There are a ton of accessibility options and the design dork in me loved that you can see how each default difficulty tweaks each slider. The checkpoints are kind and the only penalty for knocking it down to a lower difficulty setting is restarting the current level. There are a total of 50 stages which should take you around eight hours to complete. I’d recommend short sittings–but with the built-in brevity, I could also see this becoming a “just one more” situation if you find yourself addicted to the loop. 

I didn’t encounter any glitches on PlayStation 5. However, I was occasionally confronted with moments of intense slowdown (and not the doves in a church balletic kind). I’m assuming the particle effects are the culprit here because the stuttering was at its worst after tossing a molotov cocktail (which is accompanied by a plume of holy fire) and when sparks started flying as my bullets flattened against the breastplates of the living armor enemies. Ugly, but this choppiness was only an issue during the game’s bosses. They’re already not good, but when the only interesting thing about them is learning the timing of their attacks, that extra chug made defeating them almost impossible. I kept going, of course–but it was the only instance that I wasn’t happy about it. 

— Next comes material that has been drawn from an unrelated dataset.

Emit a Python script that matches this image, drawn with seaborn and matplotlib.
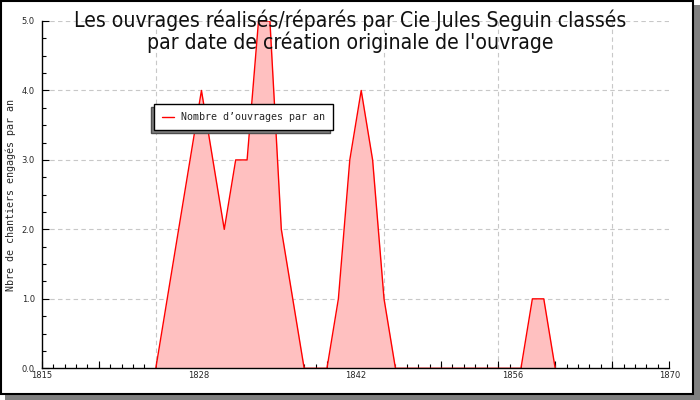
import numpy as np
import pandas as pd
import matplotlib
matplotlib.use("Agg")
import matplotlib.pyplot as plt
import seaborn as sns
from matplotlib.patches import Rectangle
from matplotlib.ticker import MultipleLocator, FixedLocator

# data
years = list(range(1825, 1861))
counts = [0, 1, 2, 3, 4, 3, 2, 3, 3, 5, 5, 2, 1, 0, 0, 0, 1, 3, 4, 3, 1, 0,
          0, 0, 0, 0, 0, 0, 0, 0, 0, 0, 0, 1, 1, 0]
tick_labels = ["1815", "1828", "1842", "1856", "1870"]
grid_years = [1825, 1835, 1845, 1855, 1865]
title_lines = ["Les ouvrages réalisés/réparés par Cie Jules Seguin classés",
               "par date de création originale de l'ouvrage"]
ylabel = "Nbre de chantiers engagés par an"
legend_label = "Nombre d’ouvrages par an"

df = pd.DataFrame({"annee": years, "nombre": counts})

sns.set_style("white")
W, H = 700, 400
fig = plt.figure(figsize=(7, 4), dpi=100)
fig.patch.set_facecolor("white")

# image frame with drop shadow
fig.add_artist(Rectangle((5 / W, 0), 1 - 5 / W, 1 - 5 / H, transform=fig.transFigure,
                         facecolor="#808080", edgecolor="none", zorder=-3))
fig.add_artist(Rectangle((1 / W, 6 / H), 692 / W, 393 / H, transform=fig.transFigure,
                         facecolor="white", edgecolor="black", linewidth=1.5, zorder=-2))

ax = fig.add_axes([41.7 / W, 31.7 / H, 627.6 / W, 347.3 / H])
ax.set_facecolor("none")

ax.fill_between(df["annee"], df["nombre"], 0, color="#ffc0c0", linewidth=0, zorder=1)
sns.lineplot(data=df, x="annee", y="nombre", color="red", linewidth=1,
             label=legend_label, ax=ax, zorder=2)

ax.set_xlim(1815, 1870)
ax.set_ylim(0, 5)

# grid
for g in grid_years:
    ax.axvline(g, color="#c8c8c8", linestyle=(0, (4, 3)), linewidth=0.8, zorder=0)
for g in range(1, 6):
    ax.axhline(g, color="#c8c8c8", linestyle=(0, (4, 3)), linewidth=0.8, zorder=0)

# spines
for s in ["top", "right"]:
    ax.spines[s].set_visible(False)
for s in ["left", "bottom"]:
    ax.spines[s].set_color("black")
    ax.spines[s].set_linewidth(1)
    ax.spines[s].set_zorder(3)

ax.xaxis.set_major_locator(FixedLocator(np.linspace(1815, 1870, len(tick_labels))))
ax.set_xticklabels(tick_labels)
ax.xaxis.set_minor_locator(MultipleLocator(1))
ax.tick_params(axis="x", which="major", bottom=True, length=0, pad=2, labelsize=6)
ax.tick_params(axis="x", which="minor", bottom=True, direction="in", length=3,
               width=0.8, color="black")

sec = ax.secondary_xaxis("bottom")
sec.xaxis.set_major_locator(MultipleLocator(5))
sec.tick_params(bottom=True, direction="in", length=5, width=0.8, labelbottom=False,
                color="black")
sec.spines["bottom"].set_visible(False)

ax.yaxis.set_major_locator(MultipleLocator(1))
ax.yaxis.set_minor_locator(MultipleLocator(0.25))
ax.yaxis.set_major_formatter(lambda v, p: f"{v:.1f}")
ax.tick_params(axis="y", which="major", left=True, direction="in", length=5, width=0.8,
               pad=5, labelsize=6, color="black")
ax.tick_params(axis="y", which="minor", left=True, direction="in", length=3,
               width=0.8, color="black")

ax.set_xlabel("")
ax.set_ylabel(ylabel, family="DejaVu Sans Mono", fontsize=7.2)
ax.yaxis.set_label_coords((16.5 - 41.7) / 627.6, 0.5)

for line, base in zip(title_lines, [26.7, 49.3]):
    fig.text(0.5, 1 - base / H, line, ha="center", va="baseline", fontsize=15.2,
             family="DejaVu Sans", fontstretch="condensed", color="#111111")

leg = ax.legend(loc="upper left", bbox_to_anchor=(154 / W, 1 - 104.3 / H),
                bbox_transform=fig.transFigure, borderaxespad=0, frameon=True,
                fancybox=False,
                shadow={"ox": -2.2, "oy": -2.2, "facecolor": "#808080", "alpha": 1},
                framealpha=1, edgecolor="black", borderpad=0.8, handlelength=1.16,
                handletextpad=0.74, prop={"family": "DejaVu Sans Mono", "size": 7.2})
leg.get_frame().set_linewidth(1)

fig.savefig("out.png", dpi=100)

As much as I could continue to praise Strange Scaffold’s creative choices, if the combat doesn’t click with you, there isn’t going to be much for you here long term. Going through the same architecture for the tenth or twentieth time will feel that much more repetitive if the experience of actually playing it is “just okay.” It’s the rose-tinted glasses you slide on when you meet someone new–but like most relationships, as things quickly become routine, it loses some of its luster. Still, there are worse places you could take a doomed road trip to than El Paso

At least go listen to the soundtrack.